30.11 Exam-Pattern MCQs

Q 01
Which of the following is not a feature of a capital-budgeting decision?
  • ALong-time horizon
  • BLarge outlay
  • CReversibility within a few weeks
  • DLong-lasting effect on profitability
View solution
Correct Option: C
Capital-budgeting decisions are typically irreversible once committed; their effects last for years.
Q 02
Match each technique with the family it belongs to:
Technique Family
(i) Payback Period (a) DCF, scale-free percentage
(ii) NPV (b) Non-discounted; liquidity emphasis
(iii) IRR (c) DCF, absolute rupee value added
(iv) Profitability Index (d) DCF, ratio of PV of inflows to initial investment
  • A(i)-(b), (ii)-(c), (iii)-(a), (iv)-(d)
  • B(i)-(a), (ii)-(b), (iii)-(c), (iv)-(d)
  • C(i)-(c), (ii)-(d), (iii)-(b), (iv)-(a)
  • D(i)-(d), (ii)-(a), (iii)-(b), (iv)-(c)
View solution
Correct Option: A
Q 03
A project costs ₹4,00,000 and generates uniform after-tax cash inflows of ₹1,00,000 per year for 6 years. The Payback Period is:
  • A3.0 years
  • B4.0 years
  • C5.0 years
  • D6.0 years
View solution
Correct Option: B
PBP = 4,00,000 / 1,00,000 = 4 years.
Q 04
Match each NPV-IRR conflict source with its description:
Source Description
(i) Scale difference (a) Different patterns of cash flow timing
(ii) Timing difference (b) NPV uses cost of capital; IRR uses IRR for reinvestment
(iii) Reinvestment rate assumption (c) A small high-IRR project vs a large high-NPV project
  • A(i)-(c), (ii)-(a), (iii)-(b)
  • B(i)-(b), (ii)-(c), (iii)-(a)
  • C(i)-(a), (ii)-(b), (iii)-(c)
  • D(i)-(c), (ii)-(b), (iii)-(a)
View solution
Correct Option: A
Q 05
When NPV and IRR give conflicting accept/reject decisions for two mutually exclusive projects, the project with the:
  • AHigher NPV should be selected
  • BHigher IRR should be selected
  • CShorter payback period should be selected
  • DLower cost of capital should be selected
View solution
Correct Option: A
NPV measures the absolute increase in firm value and uses the more realistic cost-of-capital reinvestment assumption.
Q 06
A project's PV of inflows is ₹4,40,000 and the initial investment is ₹4,00,000. The Profitability Index is:
  • A0.91
  • B1.00
  • C1.10
  • D1.40
View solution
Correct Option: C
PI = 4,40,000 / 4,00,000 = 1.10.
Q 07
Arrange the following capital-budgeting steps in correct sequence: (i) Selection and approval (ii) Identification of investment opportunities (iii) Post-audit review and feedback (iv) Evaluation — cash flows, risk, technique
  • A(ii), (iv), (i), (iii)
  • B(i), (ii), (iii), (iv)
  • C(iv), (iii), (ii), (i)
  • D(iii), (i), (iv), (ii)
View solution
Correct Option: A
Identify → Evaluate → Select → Post-audit.
Q 08
Match each risk-analysis technique with its core idea:
Technique Core idea
(i) Risk-Adjusted Discount Rate (a) Convert risky cash flow to certain equivalent; discount at risk-free rate
(ii) Certainty Equivalent (b) Probability-distribution simulation of NPV
(iii) Sensitivity analysis (c) Add a risk premium to the discount rate
(iv) Monte Carlo simulation (d) Vary one input at a time; observe NPV response
  • A(i)-(c), (ii)-(a), (iii)-(d), (iv)-(b)

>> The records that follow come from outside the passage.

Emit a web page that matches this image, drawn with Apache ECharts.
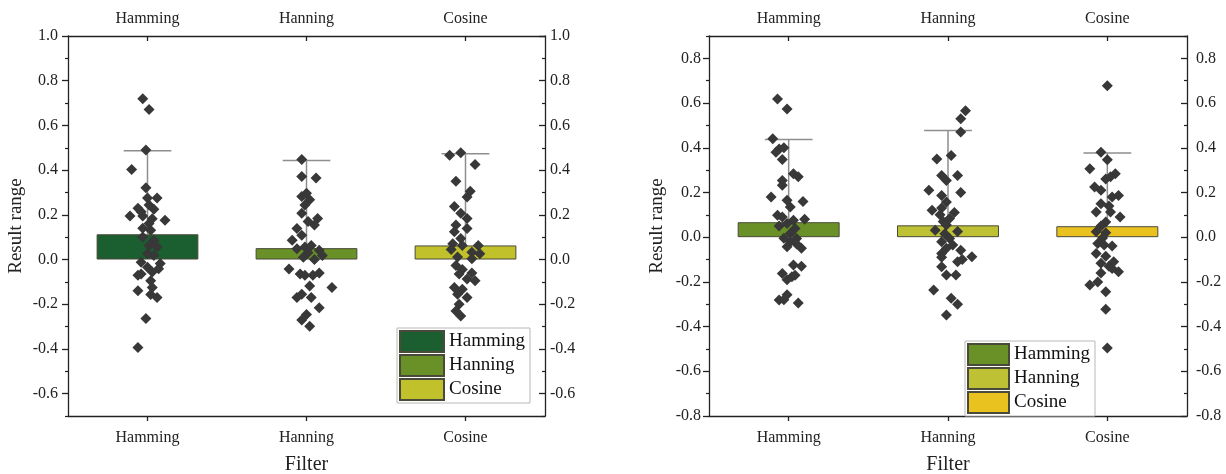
<!DOCTYPE html>
<html>
<head>
<meta charset="utf-8">
<script src="https://cdn.jsdelivr.net/npm/echarts@6/dist/echarts.min.js"></script>
<style>
html,body{margin:0;padding:0;background:#fff;}
#wrap{width:1226px;height:474px;position:relative;}
#left{position:absolute;left:0;top:0;width:613px;height:474px;}
#right{position:absolute;left:613px;top:0;width:613px;height:474px;}
</style>
</head>
<body>
<div id="wrap"><div id="left"></div><div id="right"></div></div>
<script>
// ---------- data ----------
const categories = ['Hamming', 'Hanning', 'Cosine'];

// Left panel
const leftMeans = [0.113, 0.051, 0.063];
const leftUpper = [0.487, 0.443, 0.473];
const leftColors = ['#1b5e2f', '#6a9028', '#c1c12b'];
const leftHammingVals = [0.719,0.671,0.49,0.403,0.321,0.275,0.275,0.229,0.244,0.214,0.225,0.195,0.176,0.182,0.195,0.161,0.14,0.131,0.101,0.086,0.063,0.056,0.026,0.018,-0.012,-0.018,-0.035,-0.041,-0.065,-0.056,-0.07,-0.095,-0.125,-0.14,-0.157,-0.17,-0.264,-0.394];
const leftHammingJit = [-0.03,0.01,-0.01,-0.10,-0.01,0,0.06,-0.06,0.01,-0.04,0.04,-0.11,0.11,0.03,-0.03,0.01,-0.03,0.02,-0.03,0.04,0.01,0.06,0,0.04,-0.04,0.08,0,0.07,-0.04,0.03,-0.06,0.02,0.03,-0.06,0.02,0.06,-0.01,-0.06];
const leftHanningVals = [0.448,0.372,0.365,0.297,0.282,0.267,0.244,0.207,0.184,0.154,0.139,0.17,0.109,0.086,0.056,0.063,0.048,0.041,0.018,0.03,-0.042,-0.065,-0.07,-0.07,-0.06,-0.118,-0.125,-0.17,-0.155,-0.17,-0.216,-0.246,-0.27,-0.299,0.01,0.0];
const leftHanningJit = [-0.03,-0.03,0.06,0,-0.03,0.02,-0.01,-0.03,0.07,0.05,-0.06,0.01,-0.03,-0.09,-0.01,0.03,-0.06,0.08,0.10,0.01,-0.11,-0.04,-0.01,0.04,0.08,0.02,0.16,-0.06,-0.03,0.03,0.08,0,-0.03,0.02,-0.02,0.05];
const leftCosineVals = [0.466,0.478,0.425,0.35,0.305,0.28,0.237,0.207,0.184,0.154,0.139,0.124,0.094,0.071,0.063,0.063,0.045,0.033,0.026,0.011,0.003,-0.027,-0.045,-0.06,-0.065,-0.087,-0.095,-0.125,-0.133,-0.155,-0.17,-0.2,-0.23,-0.253];
const leftCosineJit = [-0.10,-0.03,0.06,-0.06,0.03,0.01,-0.07,-0.03,0.01,-0.06,0.01,-0.07,-0.03,-0.08,-0.02,0.08,-0.09,0.04,0.09,-0.05,0.04,-0.06,-0.02,0.04,-0.04,0.01,0.06,-0.07,-0.02,-0.05,0.01,-0.04,-0.06,-0.03];
const leftMajorTicks = [-0.6,-0.4,-0.2,0.0,0.2,0.4,0.6,0.8,1.0];
const leftMinorTicks = [-0.7,-0.5,-0.3,-0.1,0.1,0.3,0.5,0.7,0.9];

// Right panel
const rightMeans = [0.067, 0.053, 0.049];
const rightUpper = [0.437, 0.477, 0.377];
const rightColors = ['#6a9028', '#bdc133', '#e9c21f'];
const rightHammingVals = [0.618,0.573,0.44,0.395,0.40,0.38,0.348,0.284,0.27,0.254,0.232,0.18,0.165,0.16,0.135,0.098,0.09,0.076,0.08,0.061,0.05,0.039,0.016,-0.005,-0.006,-0.02,-0.043,-0.05,-0.03,-0.125,-0.13,-0.162,-0.177,-0.19,-0.17,-0.258,-0.281,-0.295,-0.28];
const rightHammingJit = [-0.07,-0.01,-0.10,-0.06,-0.03,-0.08,-0.04,0.03,0.06,-0.04,-0.04,-0.11,-0.01,0.09,0.01,-0.07,-0.04,0.03,0.10,-0.01,-0.06,0.04,0.01,-0.03,0.05,0.01,-0.01,0.08,0.05,0.03,0.08,-0.04,0.02,-0.01,0.04,-0.01,-0.06,0.06,-0.03];
const rightHanningVals = [0.566,0.53,0.47,0.365,0.35,0.276,0.276,0.254,0.21,0.2,0.187,0.157,0.13,0.12,0.11,0.1,0.083,0.07,0.054,0.031,0.025,0.015,-0.006,-0.02,-0.035,-0.05,-0.058,-0.073,-0.088,-0.1,-0.11,-0.09,-0.132,-0.169,-0.169,-0.236,-0.273,-0.3,-0.348];
const rightHanningJit = [0.11,0.08,0.08,0.02,-0.07,-0.04,0.06,-0.01,-0.12,0.08,-0.04,-0.01,-0.04,-0.10,0.04,-0.05,0.01,-0.03,-0.01,-0.08,0.06,-0.02,0.01,-0.04,0.03,-0.01,0.08,-0.04,0.15,0.09,0.06,-0.04,-0.04,-0.01,0.05,-0.09,0.02,0.06,-0.01];
const rightCosineVals = [0.677,0.38,0.346,0.306,0.284,0.27,0.26,0.224,0.21,0.187,0.18,0.15,0.14,0.113,0.113,0.09,0.068,0.05,0.024,0.02,-0.004,-0.028,-0.035,-0.04,-0.073,-0.085,-0.11,-0.117,-0.13,-0.155,-0.16,-0.14,-0.2,-0.214,-0.244,-0.322,-0.496];
const rightCosineJit = [0,-0.04,0,-0.11,0.05,0.02,-0.01,-0.08,-0.04,0.07,0.03,-0.04,0.01,-0.07,0.02,0.08,-0.01,-0.04,-0.07,-0.01,-0.03,-0.06,-0.02,0.03,-0.07,-0.01,0.04,-0.04,0.01,0.07,-0.04,0.03,-0.06,-0.11,-0.01,-0.01,0];
const rightMajorTicks = [-0.8,-0.6,-0.4,-0.2,0.0,0.2,0.4,0.6,0.8];
const rightMinorTicks = [-0.7,-0.5,-0.3,-0.1,0.1,0.3,0.5,0.7,0.9];

// ---------- builder ----------
const FONT = "'Liberation Serif', 'Times New Roman', serif";
const AX = '#222';

function build(cfg) {
  const yBase = { type: 'value', min: cfg.yMin, max: cfg.yMax, interval: 0.1, splitLine: { show: false } };
  const fmt = v => (Math.abs(Math.round(v * 10)) % 2 === 0 ? v.toFixed(1) : '');
  const majorLabel = (margin) => ({
    show: true, customValues: cfg.major, formatter: fmt,
    fontFamily: FONT, fontSize: 16, color: '#222', margin: margin
  });
  const yAxes = [
    Object.assign({}, yBase, {
      position: 'left',
      axisLine: { show: true, onZero: false, lineStyle: { color: AX, width: 1.3 } },
      axisTick: { show: true, inside: false, length: 6, customValues: cfg.major, lineStyle: { color: AX, width: 1.3 } },
      axisLabel: majorLabel(cfg.leftMargin),
      name: 'Result range', nameLocation: 'middle', nameGap: 42, nameMoveOverlap: false,
      nameTextStyle: { fontFamily: FONT, fontSize: 19, color: '#222' }
    }),
    Object.assign({}, yBase, {
      position: 'left',
      axisLine: { show: false, onZero: false },
      axisTick: { show: true, inside: false, length: 3, customValues: cfg.minor, lineStyle: { color: AX, width: 1.2 } },
      axisLabel: { show: false }
    }),
    Object.assign({}, yBase, {
      position: 'right',
      axisLine: { show: true, onZero: false, lineStyle: { color: AX, width: 1.3 } },
      axisTick: { show: true, inside: true, length: 6, customValues: cfg.major, lineStyle: { color: AX, width: 1.3 } },
      axisLabel: majorLabel(cfg.rightMargin)
    }),
    Object.assign({}, yBase, {
      position: 'right',
      axisLine: { show: false, onZero: false },
      axisTick: { show: true, inside: true, length: 3, customValues: cfg.minor, lineStyle: { color: AX, width: 1.2 } },
      axisLabel: { show: false }
    })
  ];
  const catLabel = (margin) => ({ fontFamily: FONT, fontSize: 16, color: '#222', margin: margin });
  const xAxes = [
    {
      type: 'category', data: categories, position: 'bottom', boundaryGap: true,
      axisLine: { show: true, onZero: false, lineStyle: { color: AX, width: 1.3 } },
      axisTick: { show: true, alignWithLabel: true, inside: false, length: 5, lineStyle: { color: AX, width: 1.3 } },
      axisLabel: catLabel(14),
      name: 'Filter', nameLocation: 'middle', nameGap: 39,
      nameTextStyle: { fontFamily: FONT, fontSize: 20, color: '#222' }
    },
    {
      type: 'category', data: categories, position: 'top', boundaryGap: true,
      axisLine: { show: true, onZero: false, lineStyle: { color: AX, width: 1.3 } },
      axisTick: { show: true, alignWithLabel: true, inside: true, length: 5, lineStyle: { color: AX, width: 1.3 } },
      axisLabel: catLabel(9)
    },
    { type: 'value', min: -0.5, max: 2.5, show: false, axisLine: { onZero: false } }
  ];

  const series = [];
  categories.forEach((name, k) => {
    series.push({
      name: name, type: 'bar', xAxisIndex: 0, yAxisIndex: 0,
      data: cfg.means.map((m, i) => (i === k ? m : '-')),
      barWidth: '64%', barGap: '-100%',
      itemStyle: { color: cfg.colors[k], borderColor: '#4a4a3a', borderWidth: 1 },
      z: 2, silent: true
    });
  });
  series.push({
    name: 'err', type: 'custom', xAxisIndex: 0, yAxisIndex: 0, z: 3, silent: true,
    data: cfg.means.map((m, i) => [i, m, cfg.upper[i]]),
    renderItem: function (params, api) {
      const x = api.value(0);
      const lo = api.coord([x, api.value(1)]);
      const hi = api.coord([x, api.value(2)]);
      const hw = api.size([1, 0])[0] * 0.15;
      const st = { stroke: '#8e8e8e', lineWidth: 1.5 };
      return {
        type: 'group', children: [
          { type: 'line', shape: { x1: lo[0], y1: lo[1], x2: hi[0], y2: hi[1] }, style: st },
          { type: 'line', shape: { x1: hi[0] - hw, y1: hi[1], x2: hi[0] + hw, y2: hi[1] }, style: st }
        ]
      };
    }
  });
  cfg.points.forEach((pp, k) => {
    series.push({
      name: 'pts' + k, type: 'scatter', xAxisIndex: 2, yAxisIndex: 0, z: 5, silent: true,
      symbol: 'diamond', symbolSize: 11,
      itemStyle: { color: '#383838', opacity: 1 },
      data: pp.vals.map((v, j) => [k + pp.jit[j], v])
    });
  });

  return {
    animation: false,
    backgroundColor: '#fff',
    textStyle: { fontFamily: FONT },
    grid: { left: cfg.gridLeft, right: cfg.gridRight, top: 36, bottom: 58, containLabel: false, outerBoundsMode: 'none' },
    xAxis: xAxes,
    yAxis: yAxes,
    legend: {
      data: categories, orient: 'vertical', left: cfg.legLeft, top: cfg.legTop,
      itemWidth: cfg.legIconW, itemHeight: 21, itemGap: 1, icon: 'rect',
      padding: [2, 5, 2, 2], borderColor: '#b8b8b8', borderWidth: 1, backgroundColor: '#fff',
      selectedMode: false,
      textStyle: { fontFamily: FONT, fontSize: 19, lineHeight: 21, color: '#111' }
    },
    series: series
  };
}

const leftChart = echarts.init(document.getElementById('left'), null, { renderer: 'canvas' });
leftChart.setOption(build({
  yMin: -0.7, yMax: 1.0, major: leftMajorTicks, minor: leftMinorTicks,
  means: leftMeans, upper: leftUpper, colors: leftColors,
  points: [
    { vals: leftHammingVals, jit: leftHammingJit },
    { vals: leftHanningVals, jit: leftHanningJit },
    { vals: leftCosineVals, jit: leftCosineJit }
  ],
  gridLeft: 68, gridRight: 68, legLeft: 397, legTop: 328, legIconW: 44,
  leftMargin: 10, rightMargin: 5
}));

const rightChart = echarts.init(document.getElementById('right'), null, { renderer: 'canvas' });
rightChart.setOption(build({
  yMin: -0.8, yMax: 0.9, major: rightMajorTicks, minor: rightMinorTicks,
  means: rightMeans, upper: rightUpper, colors: rightColors,
  points: [
    { vals: rightHammingVals, jit: rightHammingJit },
    { vals: rightHanningVals, jit: rightHanningJit },
    { vals: rightCosineVals, jit: rightCosineJit }
  ],
  gridLeft: 96, gridRight: 39, legLeft: 352, legTop: 341, legIconW: 41,
  leftMargin: 8, rightMargin: 9
}));
</script>
</body>
</html>
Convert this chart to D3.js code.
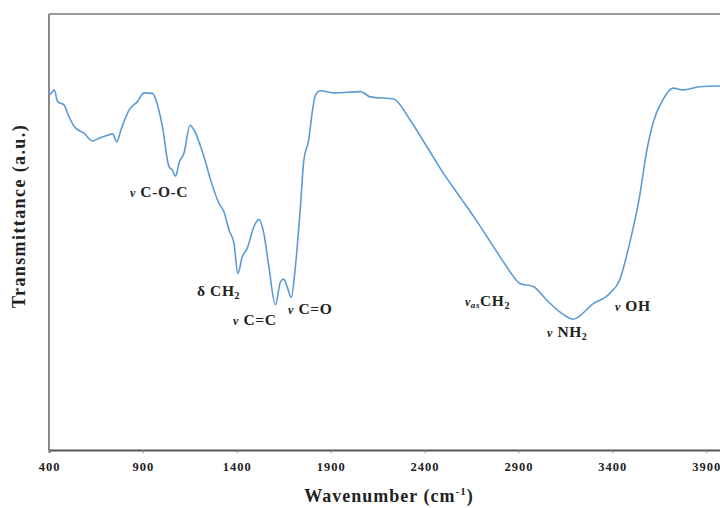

  • B(i)-(a), (ii)-(b), (iii)-(c), (iv)-(d)
  • C(i)-(d), (ii)-(c), (iii)-(b), (iv)-(a)
  • D(i)-(b), (ii)-(d), (iii)-(a), (iv)-(c)
View solution
Correct Option: A
ImportantQuick recall
  • Capital budgeting = long-term, large, irreversible investment decision.
  • Steps: Identify → Evaluate → Select → Implement → Post-audit.
  • Cash-flow rules: after-tax, incremental; ignore sunk costs and financing flows.
  • Three CF components: Initial investment, Operating cash flows, Terminal cash flow. Operating CF formula: (Rev − Op cost − Dep)(1 − t) + Dep.
  • Six techniques: PBP, ARR (non-discounted); NPV, IRR, PI, DPP (DCF).
  • Decision rules: NPV > 0; IRR > k; PI ≥ 1; PBP ≤ standard.
  • NPV-IRR conflict sources: scale, timing, reinvestment-rate assumption. Prefer NPV among mutually exclusive projects.
  • Capital rationing: rank by PI for divisible projects.
  • Risk techniques: RADR, Certainty Equivalent, Sensitivity, Scenario, Probability, Decision Tree, Monte Carlo, Real Options.
  • Real options (Myers 1977): defer, expand, abandon, switch — capture managerial flexibility.